> _Problem to solve_
Scan the lines below; pull out those with "this".

> _Data shown_
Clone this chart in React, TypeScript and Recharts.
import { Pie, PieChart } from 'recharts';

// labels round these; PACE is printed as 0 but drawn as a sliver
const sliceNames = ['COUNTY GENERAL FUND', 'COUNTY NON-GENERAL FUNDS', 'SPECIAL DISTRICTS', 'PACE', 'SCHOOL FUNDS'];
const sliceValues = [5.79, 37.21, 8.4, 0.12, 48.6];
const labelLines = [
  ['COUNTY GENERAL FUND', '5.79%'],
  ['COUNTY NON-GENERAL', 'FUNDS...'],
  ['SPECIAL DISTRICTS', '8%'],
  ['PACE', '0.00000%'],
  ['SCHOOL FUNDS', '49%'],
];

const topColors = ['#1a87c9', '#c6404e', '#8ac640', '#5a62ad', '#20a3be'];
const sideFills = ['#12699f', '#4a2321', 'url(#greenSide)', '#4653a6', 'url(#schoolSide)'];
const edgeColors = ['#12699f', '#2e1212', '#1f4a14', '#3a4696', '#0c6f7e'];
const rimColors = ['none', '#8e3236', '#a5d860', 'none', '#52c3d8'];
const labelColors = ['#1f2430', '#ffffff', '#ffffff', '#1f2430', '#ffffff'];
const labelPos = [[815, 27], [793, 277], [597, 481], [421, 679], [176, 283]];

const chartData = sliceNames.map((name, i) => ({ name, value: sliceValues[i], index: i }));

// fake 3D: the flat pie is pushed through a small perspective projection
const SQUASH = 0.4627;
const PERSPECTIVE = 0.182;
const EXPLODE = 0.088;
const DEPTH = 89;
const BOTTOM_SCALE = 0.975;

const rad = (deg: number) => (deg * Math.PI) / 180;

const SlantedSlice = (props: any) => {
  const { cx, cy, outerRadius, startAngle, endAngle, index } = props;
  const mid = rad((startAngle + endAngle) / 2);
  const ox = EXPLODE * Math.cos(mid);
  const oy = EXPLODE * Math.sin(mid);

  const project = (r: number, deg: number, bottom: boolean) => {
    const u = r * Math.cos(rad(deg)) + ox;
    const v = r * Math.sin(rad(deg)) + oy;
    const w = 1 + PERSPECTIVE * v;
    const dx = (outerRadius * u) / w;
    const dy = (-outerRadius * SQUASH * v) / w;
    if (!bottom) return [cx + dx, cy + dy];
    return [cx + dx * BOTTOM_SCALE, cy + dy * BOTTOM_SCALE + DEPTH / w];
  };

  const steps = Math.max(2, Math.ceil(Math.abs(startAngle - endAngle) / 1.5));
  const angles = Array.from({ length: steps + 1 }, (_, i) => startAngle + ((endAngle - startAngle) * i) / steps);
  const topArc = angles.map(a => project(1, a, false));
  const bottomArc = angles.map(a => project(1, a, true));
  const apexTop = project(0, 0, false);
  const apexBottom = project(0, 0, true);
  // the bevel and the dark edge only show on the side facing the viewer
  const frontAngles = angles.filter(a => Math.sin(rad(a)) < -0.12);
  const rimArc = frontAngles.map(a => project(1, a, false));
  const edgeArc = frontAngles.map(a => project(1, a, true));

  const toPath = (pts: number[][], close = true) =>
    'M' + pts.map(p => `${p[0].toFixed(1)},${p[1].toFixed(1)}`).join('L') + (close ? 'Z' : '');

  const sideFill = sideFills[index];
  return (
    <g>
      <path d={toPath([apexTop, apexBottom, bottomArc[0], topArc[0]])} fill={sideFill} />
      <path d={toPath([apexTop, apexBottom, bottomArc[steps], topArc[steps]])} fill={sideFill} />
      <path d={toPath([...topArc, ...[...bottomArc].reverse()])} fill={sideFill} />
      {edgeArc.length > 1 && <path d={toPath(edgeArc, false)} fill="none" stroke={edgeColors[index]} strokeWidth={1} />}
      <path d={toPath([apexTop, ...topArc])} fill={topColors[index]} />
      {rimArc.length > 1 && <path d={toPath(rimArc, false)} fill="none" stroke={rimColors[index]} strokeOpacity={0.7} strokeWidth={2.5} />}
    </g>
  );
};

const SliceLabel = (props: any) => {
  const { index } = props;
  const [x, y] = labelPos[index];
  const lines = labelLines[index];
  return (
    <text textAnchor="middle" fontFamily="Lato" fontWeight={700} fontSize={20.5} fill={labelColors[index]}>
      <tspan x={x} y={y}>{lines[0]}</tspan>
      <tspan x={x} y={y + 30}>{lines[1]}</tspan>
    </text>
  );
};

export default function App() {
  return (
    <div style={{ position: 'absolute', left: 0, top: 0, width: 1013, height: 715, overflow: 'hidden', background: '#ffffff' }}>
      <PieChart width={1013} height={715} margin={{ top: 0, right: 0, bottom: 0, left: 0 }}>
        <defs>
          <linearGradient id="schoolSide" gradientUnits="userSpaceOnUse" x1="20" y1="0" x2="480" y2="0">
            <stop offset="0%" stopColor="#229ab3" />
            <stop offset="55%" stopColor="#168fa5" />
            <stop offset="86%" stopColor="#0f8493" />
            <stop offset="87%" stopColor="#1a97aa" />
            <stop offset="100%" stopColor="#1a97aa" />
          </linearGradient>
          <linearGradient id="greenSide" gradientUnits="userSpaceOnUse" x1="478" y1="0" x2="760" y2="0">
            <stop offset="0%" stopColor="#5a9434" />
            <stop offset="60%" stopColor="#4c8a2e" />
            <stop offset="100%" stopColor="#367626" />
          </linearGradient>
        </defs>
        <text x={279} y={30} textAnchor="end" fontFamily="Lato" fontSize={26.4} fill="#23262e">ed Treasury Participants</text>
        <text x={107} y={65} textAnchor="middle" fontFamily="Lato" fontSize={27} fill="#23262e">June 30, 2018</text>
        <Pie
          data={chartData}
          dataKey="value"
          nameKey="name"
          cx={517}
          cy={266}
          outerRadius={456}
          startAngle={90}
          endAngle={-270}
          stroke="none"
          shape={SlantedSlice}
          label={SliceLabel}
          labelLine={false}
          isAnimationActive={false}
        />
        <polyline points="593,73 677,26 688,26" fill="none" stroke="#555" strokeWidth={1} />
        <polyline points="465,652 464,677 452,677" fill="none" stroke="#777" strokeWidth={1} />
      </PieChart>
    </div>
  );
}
--
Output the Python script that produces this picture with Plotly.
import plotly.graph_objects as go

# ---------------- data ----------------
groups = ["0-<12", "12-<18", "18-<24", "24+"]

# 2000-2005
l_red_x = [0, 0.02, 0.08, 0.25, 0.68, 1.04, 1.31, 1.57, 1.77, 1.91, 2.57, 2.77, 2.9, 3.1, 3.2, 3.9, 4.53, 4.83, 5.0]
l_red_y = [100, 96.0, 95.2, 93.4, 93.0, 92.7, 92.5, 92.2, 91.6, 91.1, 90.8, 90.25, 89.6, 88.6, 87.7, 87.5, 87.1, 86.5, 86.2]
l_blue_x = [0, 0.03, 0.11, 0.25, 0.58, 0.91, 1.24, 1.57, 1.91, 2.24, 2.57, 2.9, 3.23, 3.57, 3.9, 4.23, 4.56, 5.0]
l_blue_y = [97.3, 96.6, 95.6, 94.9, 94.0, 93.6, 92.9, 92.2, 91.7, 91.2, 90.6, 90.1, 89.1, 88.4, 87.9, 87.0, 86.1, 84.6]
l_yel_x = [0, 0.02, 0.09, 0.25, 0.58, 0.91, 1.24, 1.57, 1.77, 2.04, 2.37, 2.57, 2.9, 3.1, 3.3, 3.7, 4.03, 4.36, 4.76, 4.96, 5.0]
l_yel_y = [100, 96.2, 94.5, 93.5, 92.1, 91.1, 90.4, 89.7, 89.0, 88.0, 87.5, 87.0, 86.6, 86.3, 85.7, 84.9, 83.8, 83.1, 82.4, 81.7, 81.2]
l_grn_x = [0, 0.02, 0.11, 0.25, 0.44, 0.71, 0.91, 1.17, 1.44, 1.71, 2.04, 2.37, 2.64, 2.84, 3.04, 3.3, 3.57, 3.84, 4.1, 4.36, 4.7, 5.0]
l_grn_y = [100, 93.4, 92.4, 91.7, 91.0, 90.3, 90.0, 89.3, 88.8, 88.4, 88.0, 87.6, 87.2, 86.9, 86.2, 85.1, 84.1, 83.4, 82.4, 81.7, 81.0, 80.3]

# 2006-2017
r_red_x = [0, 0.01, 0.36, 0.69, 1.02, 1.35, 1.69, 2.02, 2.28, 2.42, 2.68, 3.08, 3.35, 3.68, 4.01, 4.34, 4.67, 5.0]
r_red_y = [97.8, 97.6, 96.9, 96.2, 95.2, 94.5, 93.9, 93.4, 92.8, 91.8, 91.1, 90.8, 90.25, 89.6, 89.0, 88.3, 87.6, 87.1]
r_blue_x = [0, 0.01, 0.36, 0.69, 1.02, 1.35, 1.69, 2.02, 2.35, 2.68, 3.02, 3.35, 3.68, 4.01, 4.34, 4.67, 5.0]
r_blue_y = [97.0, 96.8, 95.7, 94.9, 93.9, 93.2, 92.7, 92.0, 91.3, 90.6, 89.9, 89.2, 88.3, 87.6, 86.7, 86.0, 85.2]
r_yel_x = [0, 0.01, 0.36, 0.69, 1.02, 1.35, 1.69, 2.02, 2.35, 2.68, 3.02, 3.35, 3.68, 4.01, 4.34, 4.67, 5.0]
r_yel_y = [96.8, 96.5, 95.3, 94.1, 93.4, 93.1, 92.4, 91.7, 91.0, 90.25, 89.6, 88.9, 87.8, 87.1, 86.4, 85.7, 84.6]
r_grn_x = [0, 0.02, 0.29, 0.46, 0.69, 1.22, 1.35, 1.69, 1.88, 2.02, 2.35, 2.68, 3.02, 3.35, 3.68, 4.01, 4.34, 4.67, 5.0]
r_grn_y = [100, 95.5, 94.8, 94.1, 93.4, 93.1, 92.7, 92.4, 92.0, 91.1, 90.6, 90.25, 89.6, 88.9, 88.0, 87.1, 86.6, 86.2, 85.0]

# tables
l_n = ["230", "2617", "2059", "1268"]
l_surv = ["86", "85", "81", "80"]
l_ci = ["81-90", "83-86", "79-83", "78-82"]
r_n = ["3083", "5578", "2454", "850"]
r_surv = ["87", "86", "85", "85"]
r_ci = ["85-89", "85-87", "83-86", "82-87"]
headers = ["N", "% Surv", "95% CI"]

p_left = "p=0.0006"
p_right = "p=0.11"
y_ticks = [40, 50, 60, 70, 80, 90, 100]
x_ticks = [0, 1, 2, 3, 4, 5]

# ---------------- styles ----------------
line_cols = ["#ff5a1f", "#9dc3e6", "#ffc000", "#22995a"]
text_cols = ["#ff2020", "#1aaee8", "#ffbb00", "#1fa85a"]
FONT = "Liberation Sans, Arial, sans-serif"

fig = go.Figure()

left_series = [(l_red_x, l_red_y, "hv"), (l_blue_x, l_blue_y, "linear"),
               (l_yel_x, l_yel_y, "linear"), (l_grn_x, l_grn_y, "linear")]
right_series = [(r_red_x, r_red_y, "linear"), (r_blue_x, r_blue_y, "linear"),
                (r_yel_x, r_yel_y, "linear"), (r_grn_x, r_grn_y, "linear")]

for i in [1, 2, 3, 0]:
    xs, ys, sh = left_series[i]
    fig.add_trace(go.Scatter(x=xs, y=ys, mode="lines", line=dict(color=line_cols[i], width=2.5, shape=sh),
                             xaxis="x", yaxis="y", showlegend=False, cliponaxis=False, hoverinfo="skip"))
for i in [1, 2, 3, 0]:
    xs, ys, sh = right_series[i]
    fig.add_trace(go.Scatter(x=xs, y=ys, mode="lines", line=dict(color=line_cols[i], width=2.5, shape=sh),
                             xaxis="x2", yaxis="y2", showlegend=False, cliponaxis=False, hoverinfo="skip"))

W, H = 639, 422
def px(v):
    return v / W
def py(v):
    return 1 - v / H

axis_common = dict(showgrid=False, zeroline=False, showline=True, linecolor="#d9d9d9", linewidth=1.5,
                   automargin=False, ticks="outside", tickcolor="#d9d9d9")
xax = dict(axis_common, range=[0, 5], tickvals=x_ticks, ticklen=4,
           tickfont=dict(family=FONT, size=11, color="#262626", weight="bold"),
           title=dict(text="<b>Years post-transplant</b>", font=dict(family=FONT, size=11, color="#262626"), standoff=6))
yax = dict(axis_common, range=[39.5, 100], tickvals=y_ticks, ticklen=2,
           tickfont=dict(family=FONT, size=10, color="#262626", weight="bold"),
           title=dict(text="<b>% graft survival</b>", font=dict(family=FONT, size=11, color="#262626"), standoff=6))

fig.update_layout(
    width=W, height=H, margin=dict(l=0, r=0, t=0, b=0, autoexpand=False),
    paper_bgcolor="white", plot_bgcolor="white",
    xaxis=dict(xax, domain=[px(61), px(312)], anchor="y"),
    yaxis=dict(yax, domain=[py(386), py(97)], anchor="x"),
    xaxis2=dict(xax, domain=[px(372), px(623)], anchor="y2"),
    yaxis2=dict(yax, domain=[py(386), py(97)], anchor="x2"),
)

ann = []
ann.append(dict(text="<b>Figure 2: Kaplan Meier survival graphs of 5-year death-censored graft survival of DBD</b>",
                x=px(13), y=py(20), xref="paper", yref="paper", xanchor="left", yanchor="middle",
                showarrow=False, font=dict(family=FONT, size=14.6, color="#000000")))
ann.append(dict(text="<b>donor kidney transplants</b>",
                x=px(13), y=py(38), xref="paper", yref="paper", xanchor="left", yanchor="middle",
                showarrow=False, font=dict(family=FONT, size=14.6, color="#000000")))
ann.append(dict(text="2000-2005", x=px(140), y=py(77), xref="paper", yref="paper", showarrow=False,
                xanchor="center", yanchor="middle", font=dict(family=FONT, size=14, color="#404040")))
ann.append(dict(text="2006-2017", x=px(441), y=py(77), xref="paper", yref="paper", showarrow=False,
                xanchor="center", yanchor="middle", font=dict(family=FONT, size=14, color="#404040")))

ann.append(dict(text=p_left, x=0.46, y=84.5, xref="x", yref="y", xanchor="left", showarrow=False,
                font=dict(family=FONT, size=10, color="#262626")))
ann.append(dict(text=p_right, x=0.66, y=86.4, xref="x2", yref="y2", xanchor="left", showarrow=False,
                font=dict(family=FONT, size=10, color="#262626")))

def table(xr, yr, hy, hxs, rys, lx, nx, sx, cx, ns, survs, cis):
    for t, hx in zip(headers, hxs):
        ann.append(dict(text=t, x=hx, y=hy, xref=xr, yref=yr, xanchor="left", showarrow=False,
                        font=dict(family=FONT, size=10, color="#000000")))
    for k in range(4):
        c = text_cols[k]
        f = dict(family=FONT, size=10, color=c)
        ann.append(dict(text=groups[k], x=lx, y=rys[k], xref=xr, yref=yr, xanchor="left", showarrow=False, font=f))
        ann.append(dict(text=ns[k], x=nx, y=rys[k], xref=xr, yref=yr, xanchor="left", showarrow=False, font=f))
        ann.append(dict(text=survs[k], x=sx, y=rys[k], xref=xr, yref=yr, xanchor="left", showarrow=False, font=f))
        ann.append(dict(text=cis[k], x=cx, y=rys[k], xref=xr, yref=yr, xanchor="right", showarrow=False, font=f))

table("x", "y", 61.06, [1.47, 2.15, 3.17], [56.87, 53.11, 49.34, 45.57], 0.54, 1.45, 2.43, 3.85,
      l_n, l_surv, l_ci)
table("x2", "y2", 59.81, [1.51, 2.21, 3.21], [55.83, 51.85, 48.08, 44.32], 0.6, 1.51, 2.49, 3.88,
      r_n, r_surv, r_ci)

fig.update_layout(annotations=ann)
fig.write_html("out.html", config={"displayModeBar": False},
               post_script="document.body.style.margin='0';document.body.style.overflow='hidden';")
==
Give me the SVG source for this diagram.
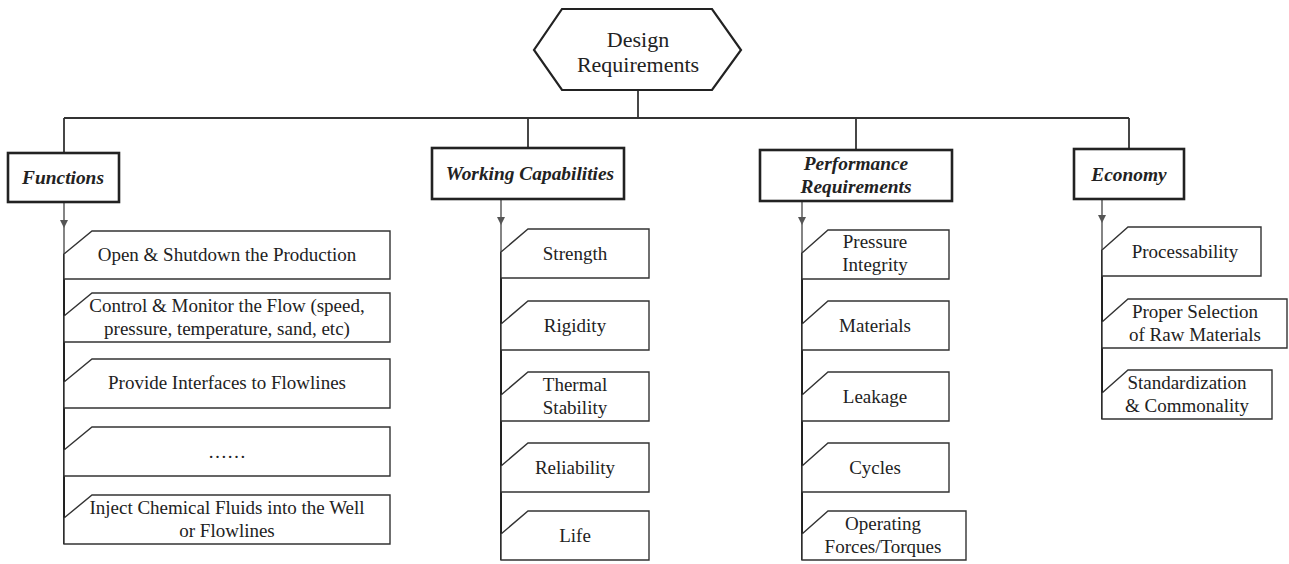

> _Exercise response_
Clone this chart in React, TypeScript and Recharts.
Output the Python script that produces this picture with Plotly.
Give me the SVG source for this diagram.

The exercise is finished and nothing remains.